August 4, 2016

Star Trek: The Next Generation: "Conundrum"

It is 17 February 1992, and time for another episode of Star Trek: The Next Generation.

The USS Enterprise encounters an alien probe whose scans somehow erase the memories of the entire crew. Now, without memories of their names, their roles or even their real purpose, the crew find themselves thrown into the final stages of a war between the Federation and the alien species whose probe removed their memories in the first place.

"Conundrum" is a wonderfully clever episode of The Next Generation, combining a great twisting narrative with some perfectly-placed moments of comedy. It benefits enormously from a great basic premise - the characters all having their memories wiped clean - and then exploits that premise for reasons of surprise, drama, comedy and character development.
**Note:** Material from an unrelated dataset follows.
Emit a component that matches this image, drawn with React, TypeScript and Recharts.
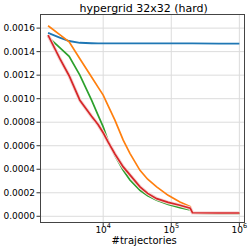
import React from 'react';
import { LineChart, Line, XAxis, YAxis, CartesianGrid } from 'recharts';

const xs = [1550, 2300, 3160, 4540, 6750, 8400, 10000, 11840, 14860, 19680, 24700, 34700, 45000, 61000, 90000, 134000, 190000, 205000, 500000, 1000000];
const blueVals = [0.00156, 0.00152, 0.00149, 0.001475, 0.001471, 0.00147, 0.00147, 0.00147, 0.00147, 0.00147, 0.00147, 0.00147, 0.00147, 0.00147, 0.00147, 0.00147, 0.00147, 0.00147, 0.001468, 0.001468];
const orangeVals = [0.00162, 0.001544, 0.001483, 0.00134, 0.001185, 0.001098, 0.00103, 0.000939, 0.000817, 0.000647, 0.000535, 0.000391, 0.000315, 0.00025, 0.000178, 0.000122, 0.000082, 0.00003, 0.000026, 0.000026];
const greenVals = [0.001526, 0.001434, 0.00136, 0.0012, 0.000987, 0.00086, 0.00076, 0.00064, 0.000517, 0.000391, 0.000308, 0.000221, 0.000175, 0.000136, 0.0001, 0.000074, 0.000054, 0.000026, 0.000023, 0.000022];
const redVals = [0.00154, 0.001342, 0.001195, 0.000987, 0.00085, 0.00078, 0.00071, 0.00063, 0.00053, 0.00042, 0.000352, 0.00025, 0.000195, 0.00015, 0.000118, 0.000094, 0.000068, 0.00003, 0.000028, 0.000028];

const yTicks = [0, 0.0002, 0.0004, 0.0006, 0.0008, 0.001, 0.0012, 0.0014, 0.0016];
const xTicks = [10000, 100000, 1000000];
const xMinorTicks = [2000, 3000, 4000, 5000, 6000, 7000, 8000, 9000, 20000, 30000, 40000, 50000, 60000, 70000, 80000, 90000, 200000, 300000, 400000, 500000, 600000, 700000, 800000, 900000];

const titleText = 'hypergrid 32x32 (hard)';
const xLabelText = '#trajectories';

const data = xs.map((x, i) => ({
  x,
  blue: blueVals[i],
  orange: orangeVals[i],
  green: greenVals[i],
  red: redVals[i],
}));

const FONT = '"DejaVu Sans", sans-serif';

const XTick = (props: any) => {
  const { x, y, payload } = props;
  const exp = Math.round(Math.log10(payload.value));
  return (
    <text x={x} y={y + 6.8} textAnchor="middle" fontFamily={FONT} fontSize={9} fill="#000">
      <tspan>10</tspan>
      <tspan dy={-5} fontSize={6.5}>{exp}</tspan>
    </text>
  );
};

export default function App() {
  return (
    <div style={{ position: 'absolute', left: 0, top: 0, width: 252, height: 251, background: '#fff' }}>
      <LineChart
        width={252}
        height={251}
        data={data}
        margin={{ top: 14, right: 7, bottom: 0, left: 0 }}
      >
        <CartesianGrid stroke="#dcdcdc" strokeWidth={1} horizontalValues={yTicks} verticalValues={xTicks} />
        <XAxis
          dataKey="x"
          type="number"
          scale="log"
          domain={[1180, 1210000]}
          allowDataOverflow
          ticks={xTicks}
          tick={<XTick />}
          tickSize={3.5}
          tickMargin={0}
          height={28}
          tickLine={{ stroke: '#333' }}
          axisLine={false}
          interval={0}
        />
        <XAxis
          xAxisId="minor"
          dataKey="x"
          type="number"
          scale="log"
          domain={[1180, 1210000]}
          allowDataOverflow
          ticks={xMinorTicks}
          tick={false}
          tickSize={2}
          height={0}
          axisLine={false}
          tickLine={{ stroke: '#333' }}
          interval={0}
        />
        <YAxis
          type="number"
          domain={[-0.000057, 0.00172]}
          allowDataOverflow
          ticks={yTicks}
          tickFormatter={(v: number) => v.toFixed(4)}
          width={40}
          tickSize={3.5}
          tickMargin={1.5}
          axisLine={false}
          tickLine={{ stroke: '#333' }}
          tick={{ fontFamily: FONT, fontSize: 9, fill: '#000' }}
          interval={0}
        />
        <Line dataKey="blue" stroke="#1f77b4" strokeWidth={1.9} dot={false} isAnimationActive={false} />
        <Line dataKey="orange" stroke="#ff7f0e" strokeWidth={1.7} dot={false} isAnimationActive={false} />
        <Line dataKey="green" stroke="#2ca02c" strokeWidth={1.7} dot={false} isAnimationActive={false} />
        <Line dataKey="red" stroke="#f6d6d6" strokeWidth={3.6} dot={false} isAnimationActive={false} legendType="none" />
        <Line dataKey="red" stroke="#d62728" strokeWidth={1.7} dot={false} isAnimationActive={false} />
      </LineChart>
      <div
        style={{
          position: 'absolute',
          left: 40,
          top: 14,
          width: 205,
          height: 209,
          boxSizing: 'border-box',
          border: '1px solid #444',
          pointerEvents: 'none',
        }}
      />
      <svg width={252} height={251} style={{ position: 'absolute', left: 0, top: 0, pointerEvents: 'none' }}>
        <text x={143.7} y={11.5} textAnchor="middle" fontFamily={FONT} fontSize={11} fill="#000">{titleText}</text>
        <text x={144.2} y={243.5} textAnchor="middle" fontFamily={FONT} fontSize={10} fill="#000">{xLabelText}</text>
      </svg>
    </div>
  );
}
There is a lot of really clever stuff going on this episode. I think my favourite is the wonderful manner in which the episode drops in an entirely new member of the bridge crew without signposting it from the beginning. When everybody loses their memory, the bridge crew take a moment to realise exactly what has happened. Picard (Patrick Stewart) is confused, Riker (Jonathan Frakes) is confused, the anonymous helmsman is confused. When they eventually work their way into personnel records to learn their own names and roles, it turns out the helmsman is actually the ship's executive officer Commander Keiran McDuff (Erich Anderson). As viewers we know there is no such crew member, but of course the amnesiac crew have no idea. The episode then becomes an increasingly tense one as we watch the crew grow ever closer to learning McDuff's secret while also trying to work out exactly who he is and what his motives are.

The episode also exploits the potential of character interactions when nobody has their memories. Data (Brent Spiner) and La Forge (LeVar Burton) share a wonderful scene discussing Data's possible origins and identity as an artificial being. Troi (Marina Sirtis) continues to be affected by her empathic powers despite her amnesia - intellectually she has no idea what has happened, but emotionally she knows the Enterprise's mission is wrong. When the crew attempt to work out from their rank insignia who is in charge, Worf points to his Klingon baldric and assumes command of the ship.

The best is saved for Riker and Ensign Ro (Michelle Forbes). At the episode's outset, he is once again upbraiding her for her arrogance and defiance of authority. Once their memories have been taken they are almost immediately in bed with one another, kicking off an instinctive and passionate love affair. When the dust has cleared and their memories have returned, all that is left is awkwardness and embarassment on Riker's part and a lovely sort of smirking mockery from Ro and Troi. It is beautifully written and played. Ro is a great character who adds some much needed interpersonal conflict to the series. The idea of her and Riker hooking up in not only hilarious to watch, it also makes an unexpected and perfect sort of sense.

This is the sort of episode that Star Trek does best: a neat idea played with and exploited for every possible angle and trick. It is one of the most satisfying episodes of the season thus far, and marks the 10th good episode out of 14. The quality ratio rises to 71 per cent.